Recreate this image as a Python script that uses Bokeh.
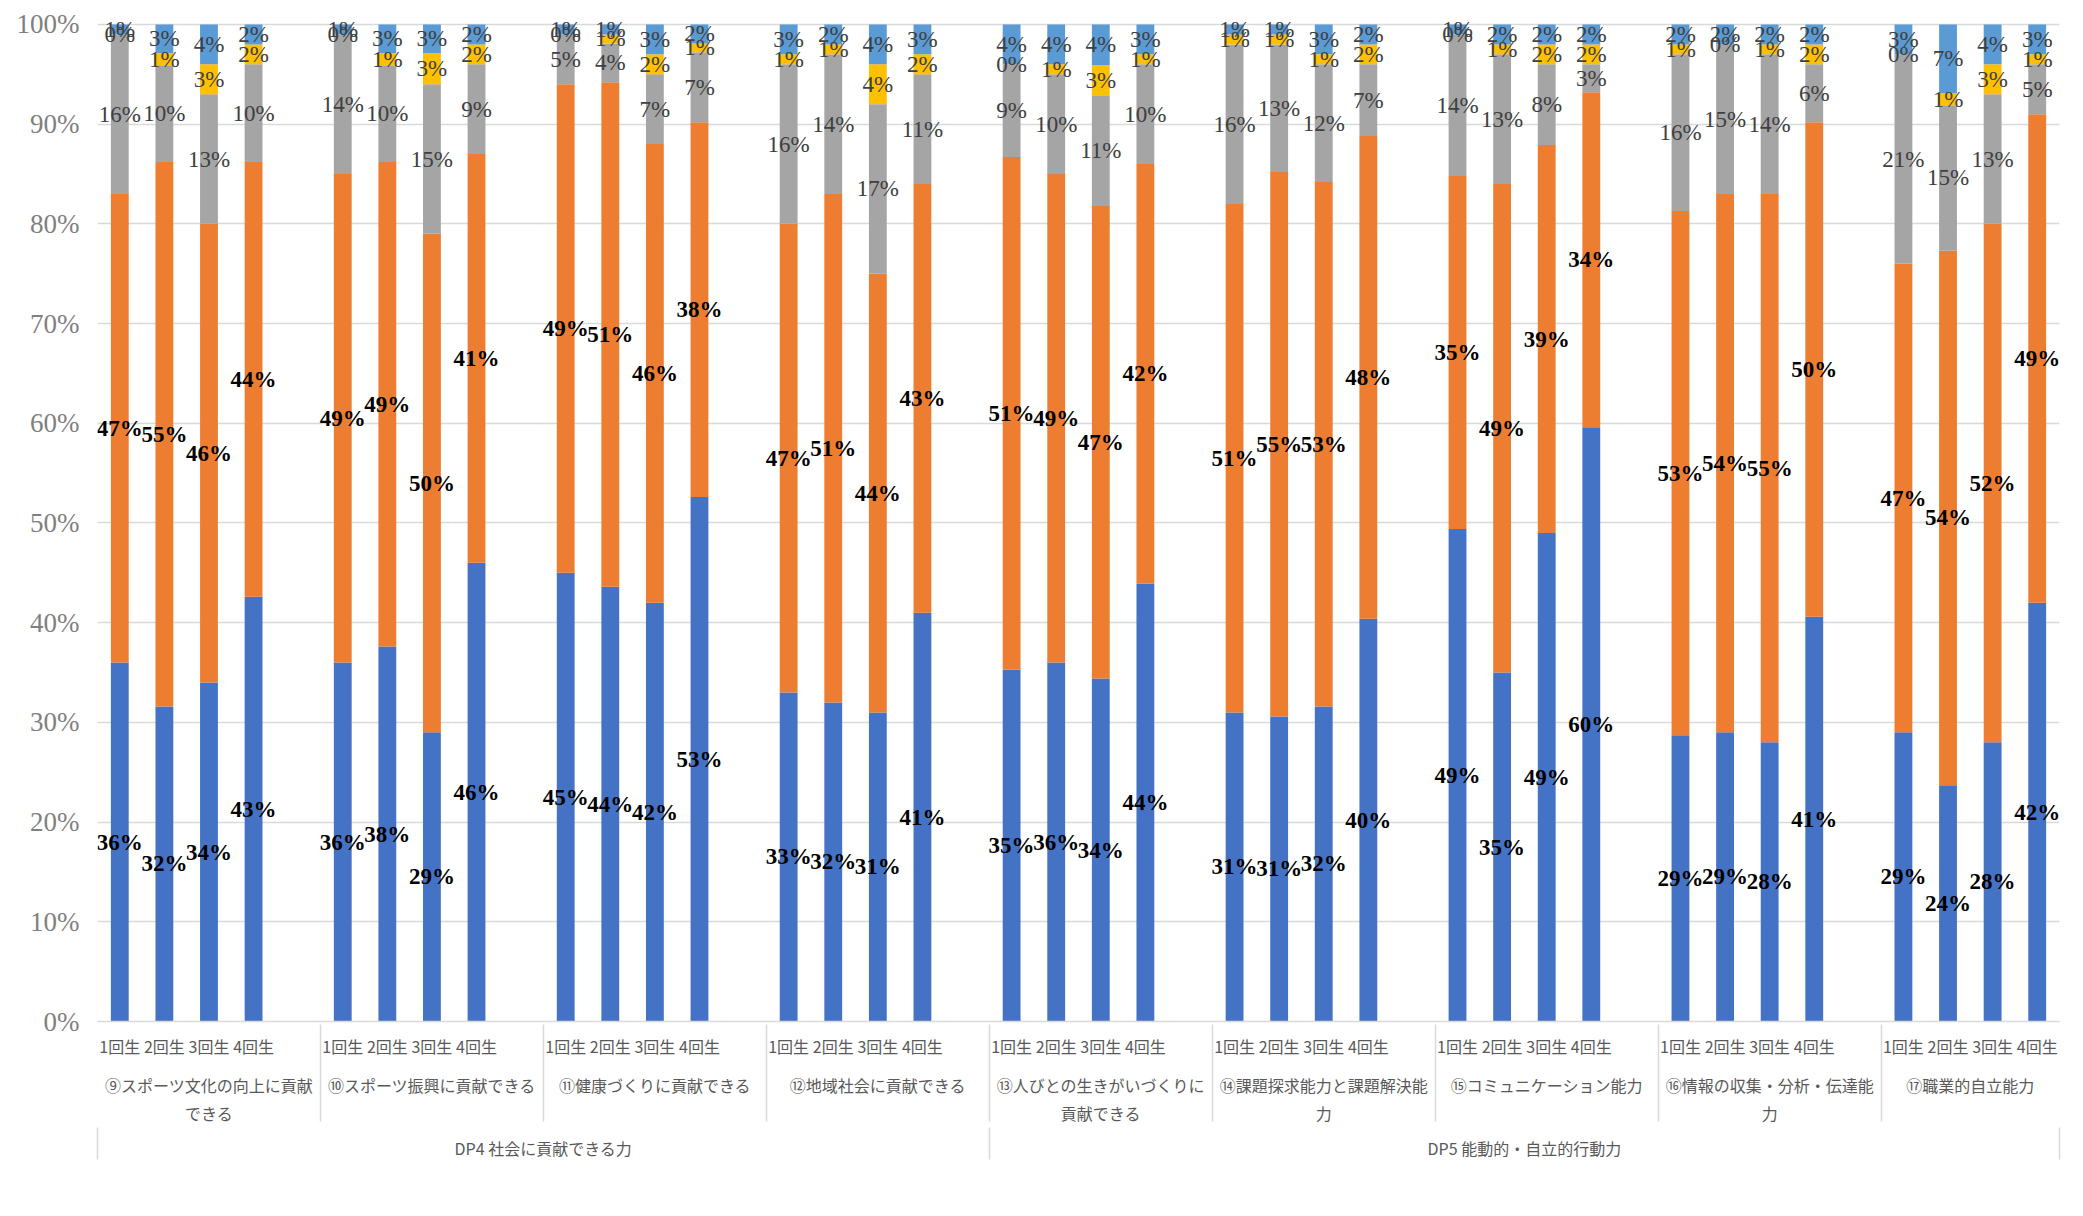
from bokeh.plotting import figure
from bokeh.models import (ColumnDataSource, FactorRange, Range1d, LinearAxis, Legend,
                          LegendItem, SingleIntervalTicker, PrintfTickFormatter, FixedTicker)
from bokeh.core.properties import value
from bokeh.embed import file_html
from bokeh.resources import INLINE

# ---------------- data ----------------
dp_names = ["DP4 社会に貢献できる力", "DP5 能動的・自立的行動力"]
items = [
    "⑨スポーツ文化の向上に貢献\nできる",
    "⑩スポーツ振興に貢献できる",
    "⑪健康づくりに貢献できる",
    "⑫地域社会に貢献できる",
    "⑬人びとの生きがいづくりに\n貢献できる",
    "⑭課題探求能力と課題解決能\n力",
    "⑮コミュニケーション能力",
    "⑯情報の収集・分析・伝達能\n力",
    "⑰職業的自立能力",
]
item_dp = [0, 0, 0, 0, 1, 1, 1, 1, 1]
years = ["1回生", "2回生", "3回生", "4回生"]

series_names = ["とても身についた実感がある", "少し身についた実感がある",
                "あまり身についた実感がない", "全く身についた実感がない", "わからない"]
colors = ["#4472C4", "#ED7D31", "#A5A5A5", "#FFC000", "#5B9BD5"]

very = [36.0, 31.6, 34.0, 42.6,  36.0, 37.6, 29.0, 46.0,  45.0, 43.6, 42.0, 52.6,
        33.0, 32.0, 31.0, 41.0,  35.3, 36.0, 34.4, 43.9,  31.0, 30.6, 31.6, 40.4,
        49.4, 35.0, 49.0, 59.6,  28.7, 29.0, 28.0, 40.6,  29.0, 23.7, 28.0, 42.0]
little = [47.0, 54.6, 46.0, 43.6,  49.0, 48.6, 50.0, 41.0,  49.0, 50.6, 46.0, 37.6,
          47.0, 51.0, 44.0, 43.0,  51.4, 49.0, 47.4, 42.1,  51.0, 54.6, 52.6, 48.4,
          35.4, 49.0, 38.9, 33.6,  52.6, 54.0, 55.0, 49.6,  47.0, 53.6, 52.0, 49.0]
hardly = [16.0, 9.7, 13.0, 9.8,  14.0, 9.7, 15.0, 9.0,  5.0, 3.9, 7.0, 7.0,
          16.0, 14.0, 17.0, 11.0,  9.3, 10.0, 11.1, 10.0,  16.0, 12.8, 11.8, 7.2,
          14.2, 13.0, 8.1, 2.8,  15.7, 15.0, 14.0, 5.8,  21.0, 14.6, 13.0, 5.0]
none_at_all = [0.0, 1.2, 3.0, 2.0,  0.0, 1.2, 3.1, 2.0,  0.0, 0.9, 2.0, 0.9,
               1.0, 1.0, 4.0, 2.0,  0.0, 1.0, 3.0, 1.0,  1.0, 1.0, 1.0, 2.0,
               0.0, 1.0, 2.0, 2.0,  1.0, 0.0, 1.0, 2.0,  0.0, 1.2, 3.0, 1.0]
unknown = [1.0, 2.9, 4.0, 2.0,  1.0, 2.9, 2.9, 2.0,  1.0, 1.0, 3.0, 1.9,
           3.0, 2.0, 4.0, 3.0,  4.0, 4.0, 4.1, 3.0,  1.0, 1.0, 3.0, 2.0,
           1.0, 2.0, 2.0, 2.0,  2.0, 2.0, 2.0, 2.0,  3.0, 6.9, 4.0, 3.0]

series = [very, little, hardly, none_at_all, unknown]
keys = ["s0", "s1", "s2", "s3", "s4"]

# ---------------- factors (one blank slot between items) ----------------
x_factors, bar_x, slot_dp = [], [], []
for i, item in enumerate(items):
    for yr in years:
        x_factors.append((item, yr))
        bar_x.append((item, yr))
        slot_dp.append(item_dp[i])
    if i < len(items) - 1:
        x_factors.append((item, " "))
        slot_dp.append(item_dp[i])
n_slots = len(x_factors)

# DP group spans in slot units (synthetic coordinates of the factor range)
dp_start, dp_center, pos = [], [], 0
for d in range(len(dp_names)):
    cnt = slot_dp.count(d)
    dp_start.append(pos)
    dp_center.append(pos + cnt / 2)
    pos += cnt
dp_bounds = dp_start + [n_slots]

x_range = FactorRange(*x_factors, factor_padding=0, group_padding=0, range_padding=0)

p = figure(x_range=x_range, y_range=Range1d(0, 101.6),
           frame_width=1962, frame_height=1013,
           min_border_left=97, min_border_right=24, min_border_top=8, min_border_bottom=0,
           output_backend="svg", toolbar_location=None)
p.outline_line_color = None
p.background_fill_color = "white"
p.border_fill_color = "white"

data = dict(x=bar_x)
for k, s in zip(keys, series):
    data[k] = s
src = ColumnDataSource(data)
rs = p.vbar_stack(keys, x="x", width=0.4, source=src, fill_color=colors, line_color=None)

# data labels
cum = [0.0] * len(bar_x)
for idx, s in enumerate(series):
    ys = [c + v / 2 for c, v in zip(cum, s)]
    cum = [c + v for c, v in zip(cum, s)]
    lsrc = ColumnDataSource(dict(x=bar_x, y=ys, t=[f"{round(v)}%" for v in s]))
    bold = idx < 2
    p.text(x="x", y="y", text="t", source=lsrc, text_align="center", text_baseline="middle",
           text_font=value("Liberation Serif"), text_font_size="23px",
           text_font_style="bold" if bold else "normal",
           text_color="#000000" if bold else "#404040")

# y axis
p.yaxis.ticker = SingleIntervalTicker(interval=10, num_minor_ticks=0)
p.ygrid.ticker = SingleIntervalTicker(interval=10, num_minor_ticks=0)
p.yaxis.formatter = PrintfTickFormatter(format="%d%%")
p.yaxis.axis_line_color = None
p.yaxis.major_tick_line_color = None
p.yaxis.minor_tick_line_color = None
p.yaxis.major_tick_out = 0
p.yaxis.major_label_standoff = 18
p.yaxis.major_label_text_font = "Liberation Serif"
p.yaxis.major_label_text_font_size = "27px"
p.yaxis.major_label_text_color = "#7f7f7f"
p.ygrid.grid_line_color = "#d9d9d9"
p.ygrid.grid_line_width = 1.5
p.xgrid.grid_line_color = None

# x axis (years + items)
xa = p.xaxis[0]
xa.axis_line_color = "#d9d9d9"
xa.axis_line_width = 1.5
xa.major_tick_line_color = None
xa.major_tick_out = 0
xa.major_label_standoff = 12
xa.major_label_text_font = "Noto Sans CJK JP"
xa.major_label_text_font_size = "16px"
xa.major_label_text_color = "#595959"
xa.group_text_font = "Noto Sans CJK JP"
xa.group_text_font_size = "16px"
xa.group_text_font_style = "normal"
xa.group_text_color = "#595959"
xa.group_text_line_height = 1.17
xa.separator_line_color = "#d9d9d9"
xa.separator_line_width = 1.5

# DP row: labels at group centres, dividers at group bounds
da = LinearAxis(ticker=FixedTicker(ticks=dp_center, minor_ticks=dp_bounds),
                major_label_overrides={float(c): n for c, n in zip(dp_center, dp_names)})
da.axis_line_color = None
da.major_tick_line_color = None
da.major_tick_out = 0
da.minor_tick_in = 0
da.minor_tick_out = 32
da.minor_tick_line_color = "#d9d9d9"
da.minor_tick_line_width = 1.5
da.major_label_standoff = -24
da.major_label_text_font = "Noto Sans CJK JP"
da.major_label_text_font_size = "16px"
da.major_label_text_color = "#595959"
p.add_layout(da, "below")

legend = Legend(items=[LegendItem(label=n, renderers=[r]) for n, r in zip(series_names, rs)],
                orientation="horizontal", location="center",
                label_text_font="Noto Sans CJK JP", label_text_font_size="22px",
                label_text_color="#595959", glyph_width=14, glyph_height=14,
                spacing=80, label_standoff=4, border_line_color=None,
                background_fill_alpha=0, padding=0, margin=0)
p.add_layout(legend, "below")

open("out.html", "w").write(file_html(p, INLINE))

◆ ◆ ◆ ◆ ◆ ◆ ◆

→ **Exercise prompt**: Quote everything in the listing above exactly; pictures are the only thing to omit.

→ **The completed task**:
Recreate this image as a Python script that uses Bokeh.
from bokeh.plotting import figure
from bokeh.models import (ColumnDataSource, FactorRange, Range1d, LinearAxis, Legend,
                          LegendItem, SingleIntervalTicker, PrintfTickFormatter, FixedTicker)
from bokeh.core.properties import value
from bokeh.embed import file_html
from bokeh.resources import INLINE

# ---------------- data ----------------
dp_names = ["DP4 社会に貢献できる力", "DP5 能動的・自立的行動力"]
items = [
    "⑨スポーツ文化の向上に貢献\nできる",
    "⑩スポーツ振興に貢献できる",
    "⑪健康づくりに貢献できる",
    "⑫地域社会に貢献できる",
    "⑬人びとの生きがいづくりに\n貢献できる",
    "⑭課題探求能力と課題解決能\n力",
    "⑮コミュニケーション能力",
    "⑯情報の収集・分析・伝達能\n力",
    "⑰職業的自立能力",
]
item_dp = [0, 0, 0, 0, 1, 1, 1, 1, 1]
years = ["1回生", "2回生", "3回生", "4回生"]

series_names = ["とても身についた実感がある", "少し身についた実感がある",
                "あまり身についた実感がない", "全く身についた実感がない", "わからない"]
colors = ["#4472C4", "#ED7D31", "#A5A5A5", "#FFC000", "#5B9BD5"]

very = [36.0, 31.6, 34.0, 42.6,  36.0, 37.6, 29.0, 46.0,  45.0, 43.6, 42.0, 52.6,
        33.0, 32.0, 31.0, 41.0,  35.3, 36.0, 34.4, 43.9,  31.0, 30.6, 31.6, 40.4,
        49.4, 35.0, 49.0, 59.6,  28.7, 29.0, 28.0, 40.6,  29.0, 23.7, 28.0, 42.0]
little = [47.0, 54.6, 46.0, 43.6,  49.0, 48.6, 50.0, 41.0,  49.0, 50.6, 46.0, 37.6,
          47.0, 51.0, 44.0, 43.0,  51.4, 49.0, 47.4, 42.1,  51.0, 54.6, 52.6, 48.4,
          35.4, 49.0, 38.9, 33.6,  52.6, 54.0, 55.0, 49.6,  47.0, 53.6, 52.0, 49.0]
hardly = [16.0, 9.7, 13.0, 9.8,  14.0, 9.7, 15.0, 9.0,  5.0, 3.9, 7.0, 7.0,
          16.0, 14.0, 17.0, 11.0,  9.3, 10.0, 11.1, 10.0,  16.0, 12.8, 11.8, 7.2,
          14.2, 13.0, 8.1, 2.8,  15.7, 15.0, 14.0, 5.8,  21.0, 14.6, 13.0, 5.0]
none_at_all = [0.0, 1.2, 3.0, 2.0,  0.0, 1.2, 3.1, 2.0,  0.0, 0.9, 2.0, 0.9,
               1.0, 1.0, 4.0, 2.0,  0.0, 1.0, 3.0, 1.0,  1.0, 1.0, 1.0, 2.0,
               0.0, 1.0, 2.0, 2.0,  1.0, 0.0, 1.0, 2.0,  0.0, 1.2, 3.0, 1.0]
unknown = [1.0, 2.9, 4.0, 2.0,  1.0, 2.9, 2.9, 2.0,  1.0, 1.0, 3.0, 1.9,
           3.0, 2.0, 4.0, 3.0,  4.0, 4.0, 4.1, 3.0,  1.0, 1.0, 3.0, 2.0,
           1.0, 2.0, 2.0, 2.0,  2.0, 2.0, 2.0, 2.0,  3.0, 6.9, 4.0, 3.0]

series = [very, little, hardly, none_at_all, unknown]
keys = ["s0", "s1", "s2", "s3", "s4"]

# ---------------- factors (one blank slot between items) ----------------
x_factors, bar_x, slot_dp = [], [], []
for i, item in enumerate(items):
    for yr in years:
        x_factors.append((item, yr))
        bar_x.append((item, yr))
        slot_dp.append(item_dp[i])
    if i < len(items) - 1:
        x_factors.append((item, " "))
        slot_dp.append(item_dp[i])
n_slots = len(x_factors)

# DP group spans in slot units (synthetic coordinates of the factor range)
dp_start, dp_center, pos = [], [], 0
for d in range(len(dp_names)):
    cnt = slot_dp.count(d)
    dp_start.append(pos)
    dp_center.append(pos + cnt / 2)
    pos += cnt
dp_bounds = dp_start + [n_slots]

x_range = FactorRange(*x_factors, factor_padding=0, group_padding=0, range_padding=0)

p = figure(x_range=x_range, y_range=Range1d(0, 101.6),
           frame_width=1962, frame_height=1013,
           min_border_left=97, min_border_right=24, min_border_top=8, min_border_bottom=0,
           output_backend="svg", toolbar_location=None)
p.outline_line_color = None
p.background_fill_color = "white"
p.border_fill_color = "white"

data = dict(x=bar_x)
for k, s in zip(keys, series):
    data[k] = s
src = ColumnDataSource(data)
rs = p.vbar_stack(keys, x="x", width=0.4, source=src, fill_color=colors, line_color=None)

# data labels
cum = [0.0] * len(bar_x)
for idx, s in enumerate(series):
    ys = [c + v / 2 for c, v in zip(cum, s)]
    cum = [c + v for c, v in zip(cum, s)]
    lsrc = ColumnDataSource(dict(x=bar_x, y=ys, t=[f"{round(v)}%" for v in s]))
    bold = idx < 2
    p.text(x="x", y="y", text="t", source=lsrc, text_align="center", text_baseline="middle",
           text_font=value("Liberation Serif"), text_font_size="23px",
           text_font_style="bold" if bold else "normal",
           text_color="#000000" if bold else "#404040")

# y axis
p.yaxis.ticker = SingleIntervalTicker(interval=10, num_minor_ticks=0)
p.ygrid.ticker = SingleIntervalTicker(interval=10, num_minor_ticks=0)
p.yaxis.formatter = PrintfTickFormatter(format="%d%%")
p.yaxis.axis_line_color = None
p.yaxis.major_tick_line_color = None
p.yaxis.minor_tick_line_color = None
p.yaxis.major_tick_out = 0
p.yaxis.major_label_standoff = 18
p.yaxis.major_label_text_font = "Liberation Serif"
p.yaxis.major_label_text_font_size = "27px"
p.yaxis.major_label_text_color = "#7f7f7f"
p.ygrid.grid_line_color = "#d9d9d9"
p.ygrid.grid_line_width = 1.5
p.xgrid.grid_line_color = None

# x axis (years + items)
xa = p.xaxis[0]
xa.axis_line_color = "#d9d9d9"
xa.axis_line_width = 1.5
xa.major_tick_line_color = None
xa.major_tick_out = 0
xa.major_label_standoff = 12
xa.major_label_text_font = "Noto Sans CJK JP"
xa.major_label_text_font_size = "16px"
xa.major_label_text_color = "#595959"
xa.group_text_font = "Noto Sans CJK JP"
xa.group_text_font_size = "16px"
xa.group_text_font_style = "normal"
xa.group_text_color = "#595959"
xa.group_text_line_height = 1.17
xa.separator_line_color = "#d9d9d9"
xa.separator_line_width = 1.5

# DP row: labels at group centres, dividers at group bounds
da = LinearAxis(ticker=FixedTicker(ticks=dp_center, minor_ticks=dp_bounds),
                major_label_overrides={float(c): n for c, n in zip(dp_center, dp_names)})
da.axis_line_color = None
da.major_tick_line_color = None
da.major_tick_out = 0
da.minor_tick_in = 0
da.minor_tick_out = 32
da.minor_tick_line_color = "#d9d9d9"
da.minor_tick_line_width = 1.5
da.major_label_standoff = -24
da.major_label_text_font = "Noto Sans CJK JP"
da.major_label_text_font_size = "16px"
da.major_label_text_color = "#595959"
p.add_layout(da, "below")

legend = Legend(items=[LegendItem(label=n, renderers=[r]) for n, r in zip(series_names, rs)],
                orientation="horizontal", location="center",
                label_text_font="Noto Sans CJK JP", label_text_font_size="22px",
                label_text_color="#595959", glyph_width=14, glyph_height=14,
                spacing=80, label_standoff=4, border_line_color=None,
                background_fill_alpha=0, padding=0, margin=0)
p.add_layout(legend, "below")

open("out.html", "w").write(file_html(p, INLINE))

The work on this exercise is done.